═══ GIVEN DATA ═══
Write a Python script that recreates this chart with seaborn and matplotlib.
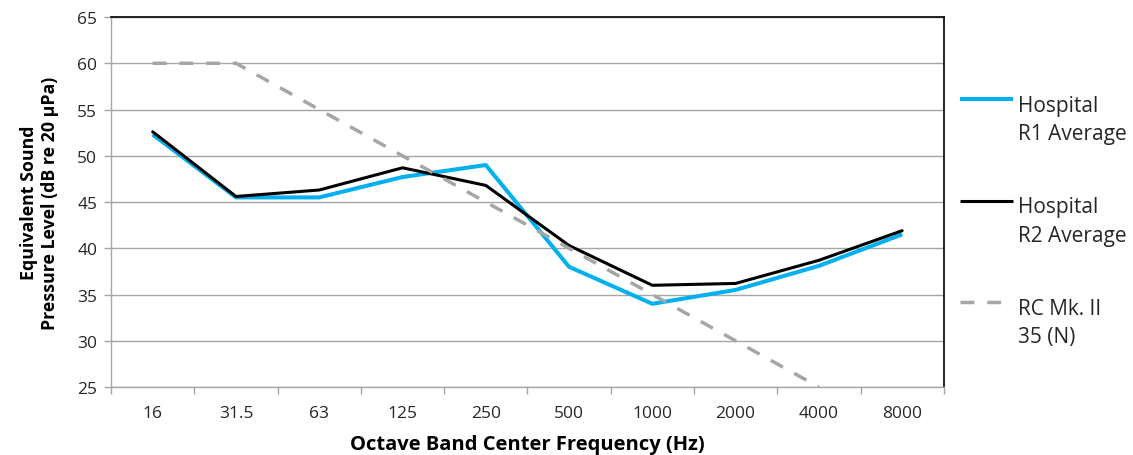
import numpy as np
import pandas as pd
import matplotlib
matplotlib.use("Agg")
import matplotlib.pyplot as plt
from matplotlib.lines import Line2D
import seaborn as sns

# Octave band centre frequencies and measured / criterion levels (dB)
bands = ["16", "31.5", "63", "125", "250", "500", "1000", "2000", "4000", "8000"]
r1_avg = [52.3, 45.5, 45.5, 47.7, 49.0, 38.0, 34.0, 35.5, 38.1, 41.5]
r2_avg = [52.6, 45.6, 46.3, 48.7, 46.8, 40.3, 36.0, 36.2, 38.7, 41.9]
rc_mk2 = [60, 60, 55, 50, 45, 40, 35, 30, 25, np.nan]

series_names = ["Hospital\nR1 Average", "Hospital\nR2 Average", "RC Mk. II\n35 (N)"]
y_ticks = [25, 30, 35, 40, 45, 50, 55, 60, 65]

sns.set_theme(style="white")
plt.rcParams["font.family"] = ["Open Sans", "DejaVu Sans"]

fig = plt.figure(figsize=(11.33, 4.56), dpi=100)
ax = fig.add_axes([0.098, 0.149, 0.735, 0.8115])

pos = np.arange(len(bands))
df = pd.DataFrame({"pos": pos, "r1": r1_avg, "r2": r2_avg, "rc": rc_mk2})

blue = "#00B0F0"
grey = "#A6A6A6"
text_col = "#262626"

sns.lineplot(data=df, x="pos", y="r1", ax=ax, color=blue, linewidth=2.9,
             solid_capstyle="butt", zorder=3)
sns.lineplot(data=df, x="pos", y="r2", ax=ax, color="black", linewidth=2.2,
             zorder=4)
sns.lineplot(data=df, x="pos", y="rc", ax=ax, color=grey, linewidth=2.5,
             dashes=False, zorder=5)
ax.lines[-1].set_dashes([4.0, 3.7])

ax.set_xlim(-0.5, len(bands) - 0.5)
ax.set_ylim(25, 65)
ax.set_yticks(y_ticks)
ax.set_yticklabels([str(v) for v in y_ticks])
ax.set_xticks(pos)
ax.set_xticklabels(bands)
ax.set_xticks(np.arange(len(bands) + 1) - 0.5, minor=True)

ax.yaxis.grid(True, color=grey, linewidth=1.0)
ax.set_axisbelow(True)

ax.tick_params(axis="x", which="major", length=0, pad=13, labelsize=12.5,
               labelcolor=text_col)
ax.tick_params(axis="x", which="minor", length=5, width=1, color=grey,
               direction="out", bottom=True)
ax.tick_params(axis="y", length=5, width=1, color=grey, direction="out",
               left=True, pad=5, labelsize=12.5, labelcolor=text_col)

for side in ["left", "bottom"]:
    ax.spines[side].set_color(grey)
    ax.spines[side].set_linewidth(1.0)
for side in ["top", "right"]:
    ax.spines[side].set_color("black")
    ax.spines[side].set_linewidth(1.2)

ax.set_xlabel("Octave Band Center Frequency (Hz)", fontsize=14.5,
              fontweight="bold", color="black", labelpad=9)
ax.set_ylabel("Equivalent Sound\nPressure Level (dB re 20 μPa)", fontsize=12.8,
              fontweight="bold", color="black", labelpad=13, linespacing=1.2)

# Legend at the right, handle level with the first text line of each entry
handles = [dict(color=blue, lw=2.9, ls="-"),
           dict(color="black", lw=2.2, ls="-"),
           dict(color=grey, lw=2.5, ls=(0, (4.0, 3.7)))]
W, H = 1133, 456
for i, (name, hs) in enumerate(zip(series_names, handles)):
    y_px = 100 + i * 101.5
    yf = 1 - y_px / H
    fig.add_artist(Line2D([960 / W, 1013 / W], [yf, yf], transform=fig.transFigure,
                          color=hs["color"], linewidth=hs["lw"], linestyle=hs["ls"],
                          solid_capstyle="butt"))
    fig.text(1018 / W, yf + 4 / H, name, fontsize=15, color=text_col,
             ha="left", va="top", linespacing=1.45)

fig.savefig("out.png", dpi=100)
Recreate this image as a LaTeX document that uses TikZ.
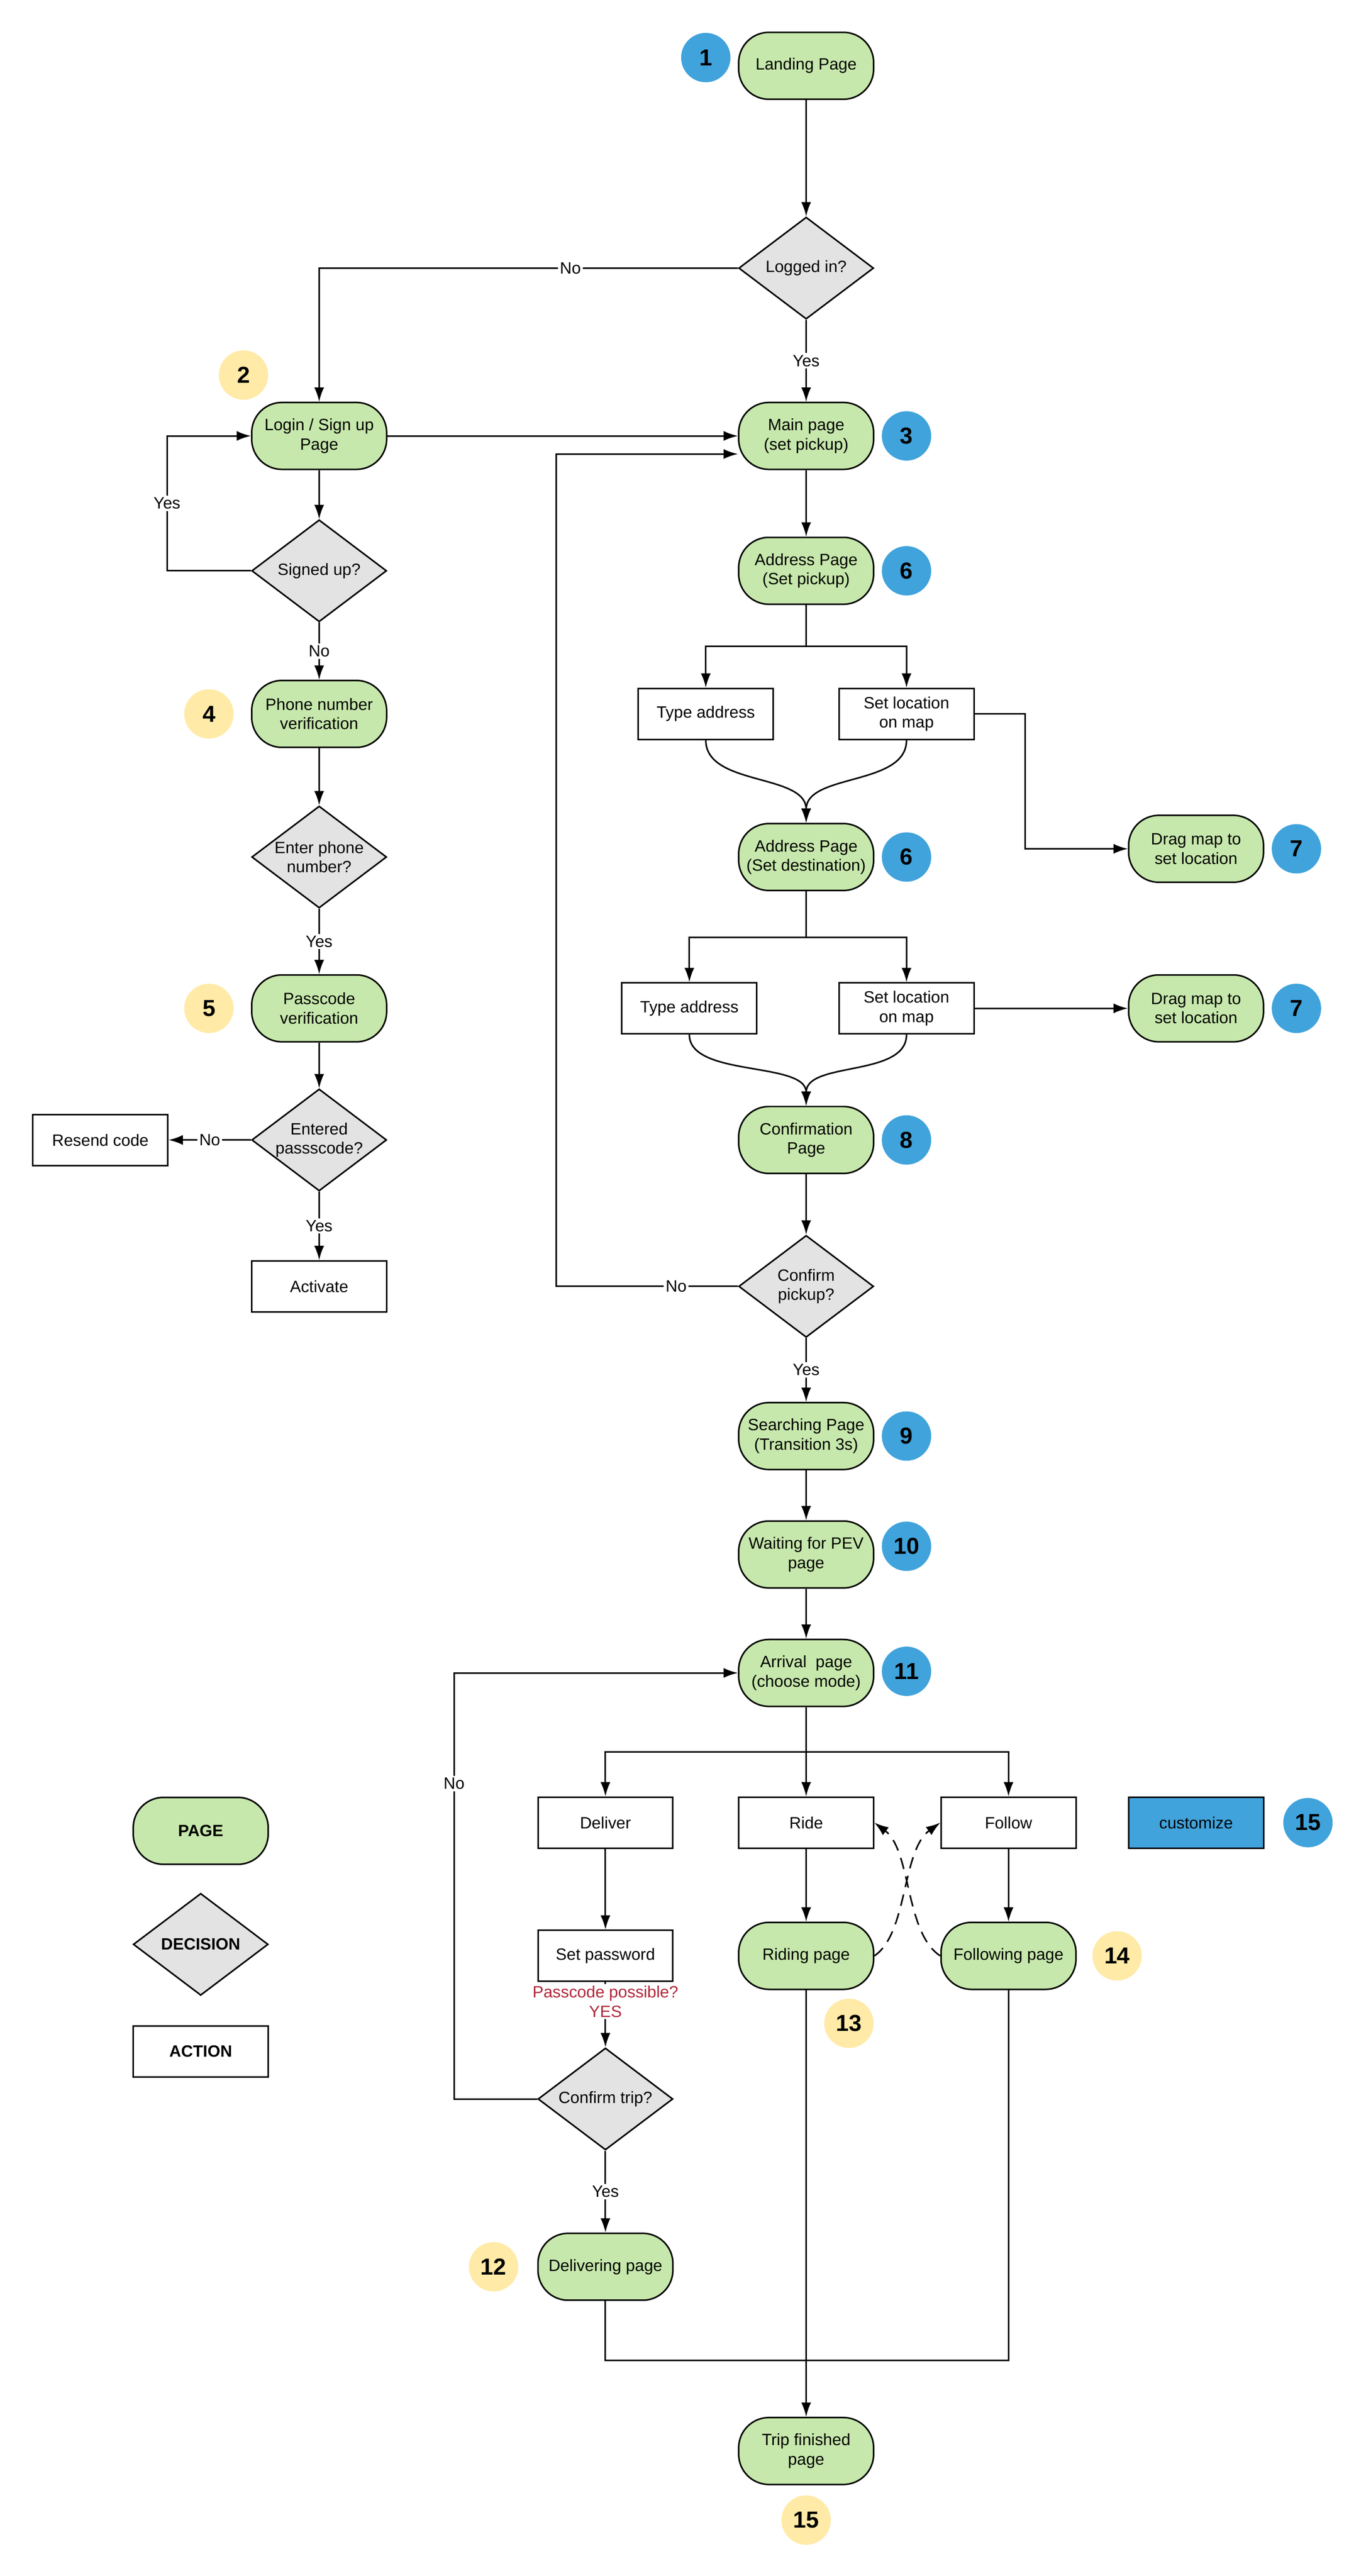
\documentclass[tikz,border=0pt]{standalone}
\usepackage{fontspec}
\setmainfont{Liberation Sans}
\usetikzlibrary{shapes.geometric, arrows.meta, positioning}
\definecolor{pagegreen}{HTML}{C7E8AC}
\definecolor{decgray}{HTML}{E3E3E3}
\definecolor{badgeblue}{HTML}{41A3DC}
\definecolor{badgeyellow}{HTML}{FFEAA7}
\definecolor{notered}{HTML}{B0273A}

\begin{document}
\begin{tikzpicture}[x=0.03cm, y=-0.03cm, font=\fontsize{8.5}{10}\selectfont,
  page/.style={draw, thick, fill=pagegreen, rounded corners=0.55cm, minimum width=2.46cm, minimum height=1.22cm, align=center},
  decision/.style={draw, thick, fill=decgray, diamond, aspect=1.3, inner sep=0pt, minimum width=2.46cm, minimum height=1.86cm, align=center},
  action/.style={draw, thick, fill=white, minimum width=2.46cm, minimum height=0.93cm, align=center},
  blue badge/.style={circle, fill=badgeblue, minimum size=0.9cm, inner sep=0pt, font=\bfseries\fontsize{12}{14}\selectfont},
  yellow badge/.style={circle, fill=badgeyellow, minimum size=0.9cm, inner sep=0pt, font=\bfseries\fontsize{12}{14}\selectfont},
  flow/.style={thick, -{Latex[length=2.6mm,width=1.8mm]}},
  lbl/.style={fill=white, inner sep=1pt}]

\useasboundingbox (0,0) rectangle (830,1566);

% left column
\node[page] (landing) at (490,40) {Landing Page};
\node[blue badge] (b1) at (429,35) {1};
\node[decision] (logged) at (490,163) {Logged in?};
\node[page] (login) at (194,265) {Login / Sign up\\Page};
\node[yellow badge] (b2) at (148,228) {2};
\node[decision] (signed) at (194,347) {Signed up?};
\node[page] (phone) at (194,434) {Phone number\\verification};
\node[yellow badge] (b4) at (127,434) {4};
\node[decision] (enterphone) at (194,521) {Enter phone\\number?};
\node[page] (passcode) at (194,613) {Passcode\\verification};
\node[yellow badge] (b5) at (127,613) {5};
\node[decision] (entered) at (194,693) {Entered\\passscode?};
\node[action] (resend) at (61,693) {Resend code};
\node[action] (activate) at (194,782) {Activate};

% main column
\node[page] (main) at (490,265) {Main page\\(set pickup)};
\node[blue badge] (b3) at (551,265) {3};
\node[page] (addr1) at (490,347) {Address Page\\(Set pickup)};
\node[blue badge] (b6a) at (551,347) {6};
\node[action] (type1) at (429,434) {Type address};
\node[action] (setloc1) at (551,434) {Set location\\on map};
\node[page] (addr2) at (490,521) {Address Page\\(Set destination)};
\node[blue badge] (b6b) at (551,521) {6};
\node[page] (drag1) at (727,516) {Drag map to\\set location};
\node[blue badge] (b7a) at (788,516) {7};
\node[action] (type2) at (419,613) {Type address};
\node[action] (setloc2) at (551,613) {Set location\\on map};
\node[page] (drag2) at (727,613) {Drag map to\\set location};
\node[blue badge] (b7b) at (788,613) {7};
\node[page] (confirm) at (490,693) {Confirmation\\Page};
\node[blue badge] (b8) at (551,693) {8};
\node[decision] (pickup) at (490,782) {Confirm\\pickup?};
\node[page] (search) at (490,873) {Searching Page\\(Transition 3s)};
\node[blue badge] (b9) at (551,873) {9};
\node[page] (waiting) at (490,945) {Waiting for PEV\\page};
\node[blue badge] (b10) at (551,940) {10};
\node[page] (arrival) at (490,1017) {Arrival\ \ page\\(choose mode)};
\node[blue badge] (b11) at (551,1016) {11};

% modes
\node[action] (deliver) at (368,1108) {Deliver};
\node[action] (ride) at (490,1108) {Ride};
\node[action] (follow) at (613,1108) {Follow};
\node[action, fill=badgeblue] (custom) at (727,1108) {customize};
\node[blue badge] (b15a) at (795,1108) {15};
\node[action] (setpass) at (368,1189) {Set password};
\node[page] (riding) at (490,1189) {Riding page};
\node[yellow badge] (b13) at (516,1230) {13};
\node[page] (following) at (613,1189) {Following page};
\node[yellow badge] (b14) at (679,1189) {14};
\node[decision] (trip) at (368,1276) {Confirm trip?};
\node[page] (delivering) at (368,1378) {Delivering page};
\node[yellow badge] (b12) at (300,1378) {12};
\node[page] (finished) at (490,1490) {Trip finished\\page};
\node[yellow badge] (b15b) at (490,1532) {15};

% legend
\node[page] (lpage) at (122,1113) {\textbf{PAGE}};
\node[decision] (ldec) at (122,1182) {\textbf{DECISION}};
\node[action] (lact) at (122,1247) {\textbf{ACTION}};

% connectors
\draw[flow] (landing) -- (logged);
\draw[flow] (logged.west) -| node[lbl, pos=0.2] {No} (login.north);
\draw[flow] (logged) -- node[lbl] {Yes} (main);
\draw[flow] (login) -- (main);
\draw[flow] (login) -- (signed);
\draw[flow] (signed.west) -- ++(-51,0) |- node[lbl, pos=0.25] {Yes} (login.west);
\draw[flow] (signed) -- node[lbl] {No} (phone);
\draw[flow] (phone) -- (enterphone);
\draw[flow] (enterphone) -- node[lbl] {Yes} (passcode);
\draw[flow] (passcode) -- (entered);
\draw[flow] (entered) -- node[lbl] {No} (resend);
\draw[flow] (entered) -- node[lbl] {Yes} (activate);

\draw[flow] (main) -- (addr1);
\coordinate (split1) at (490,393);
\draw[thick] (addr1) -- (split1);
\draw[flow] (split1) -| (type1.north);
\draw[flow] (split1) -| (setloc1.north);
\draw[flow] (type1.south) .. controls (429,478) and (490,470) .. (addr2.north);
\draw[flow] (setloc1.south) .. controls (551,478) and (490,470) .. (addr2.north);
\draw[flow] (setloc1.east) -- (623,434) |- (drag1.west);

\coordinate (split2) at (490,570);
\draw[thick] (addr2) -- (split2);
\draw[flow] (split2) -| (type2.north);
\draw[flow] (split2) -| (setloc2.north);
\draw[flow] (setloc2) -- (drag2);
\draw[flow] (type2.south) .. controls (419,655) and (490,645) .. (confirm.north);
\draw[flow] (setloc2.south) .. controls (551,655) and (490,645) .. (confirm.north);

\draw[flow] (confirm) -- (pickup);
\draw[flow] (pickup.west) -- node[lbl, pos=0.34] {No} (338,782) -- (338,276) -- (main.west |- 0,276);
\draw[flow] (pickup) -- node[lbl] {Yes} (search);
\draw[flow] (search) -- (waiting);
\draw[flow] (waiting) -- (arrival);

\coordinate (split3) at (490,1065);
\draw[thick] (arrival) -- (split3);
\draw[flow] (split3) -| (deliver.north);
\draw[flow] (split3) -- (ride.north);
\draw[flow] (split3) -| (follow.north);
\draw[flow] (deliver) -- (setpass);
\draw[flow] (setpass) -- node[text=notered, fill=white, inner sep=1pt, align=center, pos=0.3] {Passcode possible?\\YES} (trip);
\draw[flow] (trip.west) -- (276,1276) |- node[lbl, pos=0.37] {No} (arrival.west);
\draw[flow] (trip) -- node[lbl] {Yes} (delivering);
\draw[flow] (ride) -- (riding);
\draw[flow] (follow) -- (following);
\draw[flow, dash pattern=on 6pt off 4pt] (riding.east) .. controls (552,1175) and (548,1125) .. (follow.west);
\draw[flow, dash pattern=on 6pt off 4pt] (following.west) .. controls (550,1175) and (554,1125) .. (ride.east);
\draw[flow] (riding) -- (finished);
\draw[thick] (delivering) -- (368,1435) -- (613,1435) -- (following);

\end{tikzpicture}
\end{document}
═══
■ **EXERCISE BRIEF**
Leave out any pictures, please, and quote only the lines from the top of the data through the line that contains "import seaborn as sns".

■ **EXPECTED OUTPUT**
Write a Python script that recreates this chart with seaborn and matplotlib.
import numpy as np
import pandas as pd
import matplotlib
matplotlib.use("Agg")
import matplotlib.pyplot as plt
from matplotlib.lines import Line2D
import seaborn as sns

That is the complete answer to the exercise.